Regulation & Law

The Dual Compliance Blueprint: CQC & EHO-Ready for Vulnerable Residents

13 June 20263 min readCarren Amoli, BSc (Hons), RSPH Registered
The Dual Compliance Blueprint: CQC & EHO-Ready for Vulnerable Residents — Kitchen Tonic food safety blog

The Challenge

A 45-bed residential and nursing care home had operated for several years without a formal review of its kitchen food safety management system. The facility's HACCP plan was a generic template last updated before Natasha's Law came into force, allergen matrices were absent, and there was no documented procedure for texture-modified diets or thickened fluids aligned to the IDDSI (International Dysphagia Diet Standardisation Initiative) framework. With a CQC inspection window approaching and an overdue EHO visit already flagged, the registered manager recognised that the kitchen's compliance gaps presented a dual regulatory threat. CQC inspectors assess whether residents' nutritional and hydration needs are safely met as part of the "Safe" and "Effective" domains; an unannounced visit revealing inadequate IDDSI protocols, unlabelled PPDS items, or undertrained kitchen staff could trigger a formal requirement notice, mandate costly remedial action, and jeopardise the facility's registration rating. Simultaneously, an EHO inspection finding inadequate temperature monitoring records, absent allergen controls, or a kitchen team without current accredited training would expose the home to a low Food Hygiene Rating, a reputational consequence that influences local authority commissioning decisions, NHS continuing-care placements, and family-led resident enquiries. The home could not afford to address these two regulatory streams in isolation: both demanded a coherent, evidence-based food safety management system built around the needs of its uniquely vulnerable resident population.
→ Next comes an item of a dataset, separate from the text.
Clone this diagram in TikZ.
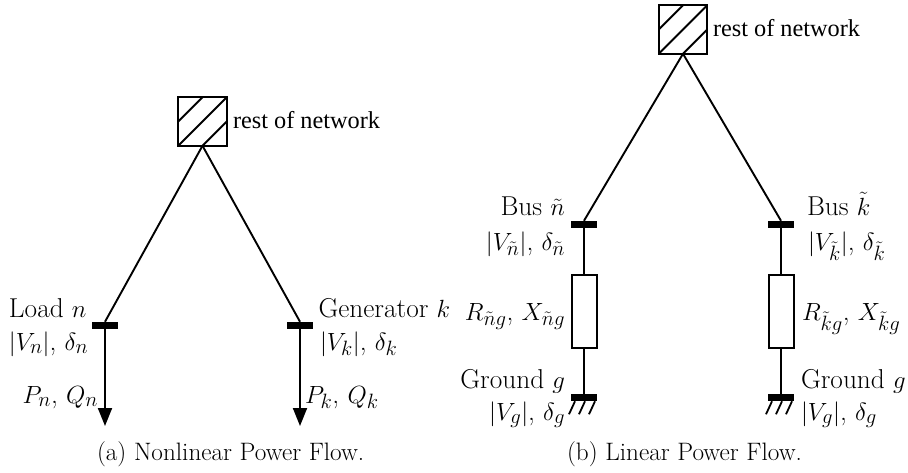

The Kitchen Tonic Intervention

Phase 1: Immediate response and gap analysis

Kitchen Tonic deployed The Shield, a comprehensive dual-lens audit mapping the kitchen against both the EHO's Food Hygiene Rating Scheme criteria and CQC's 'Safe' and 'Effective' inspection domains. The gap analysis identified: no site-specific HACCP plan, absent IDDSI diet consistency and fluid thickening documentation, incomplete allergen matrices, temperature monitoring records with significant gaps, and a kitchen team with no accredited food safety certification beyond a basic induction. Priority risks were triaged and a structured remediation roadmap agreed with the registered manager and chef within five working days.

Phase 2: Documentation and systems

The Blueprint phase produced a fully bespoke, site-specific HACCP plan written for the care home's actual menu, resident client group, and kitchen layout, not a generic template. Documentation delivered included: a resident dietary and allergen matrix (covering all 14 mandatory allergens with cross-contamination controls for modified-texture meals), IDDSI-compliant food preparation and plating protocols for Levels 3-7 covering texture-modified foods and thickened fluids, PPDS labelling procedures for all pre-packed-for-direct-sale items, due diligence temperature logs (cooking, chilling, hot-hold, fridge/freezer), cleaning schedules, and a supplier assurance register. All documents were formatted for daily operational use and integrated with the home's existing care planning records to support CQC evidence requirements.

Phase 3: Training and certification

The Academy delivered accredited RSPH Level 2 Award in Food Safety in Catering for all kitchen and catering staff, ensuring every team member achieved a nationally recognised qualification. A supplementary in-house session covered IDDSI framework application in practice, including correct preparation methods, visual consistency checks, and documentation of resident-specific diet plans, alongside allergen communication protocols and PPDS labelling duties under Natasha's Law. Competency sign-off records were produced for each staff member to sit in the home's personnel files as auditable due diligence evidence for both EHO and CQC inspectors.

Phase 4: Mock audit and final readiness

A structured mock audit was conducted replicating both an unannounced EHO inspection and a CQC kitchen observation visit. Inspectors reviewed physical kitchen conditions, live temperature records, allergen matrix accuracy, staff knowledge under questioning, and IDDSI documentation against a resident's care plan. Any remaining gaps, including minor paperwork inconsistencies and fridge storage labelling, were closed in a final remediation session. The kitchen team was briefed on how to present evidence confidently during an actual inspection, and the registered manager received a written readiness summary to share with the home's board and CQC inspector on request.

Target Outcomes

  • Fully documented, site-specific HACCP plan and IDDSI-compliant diet and fluid protocols, ready for immediate CQC and EHO scrutiny
  • 100% of kitchen and catering staff holding RSPH Level 2 Award in Food Safety in Catering, with competency records and allergen training sign-off held on file as due diligence evidence
  • Kitchen assessed as inspection-ready across both the EHO Food Hygiene Rating Scheme and CQC 'Safe' and 'Effective' domains, with a complete evidence pack available for both regulatory visits

This scenario is a composite based on typical engagements and structural challenges Kitchen Tonic resolves for UK food businesses.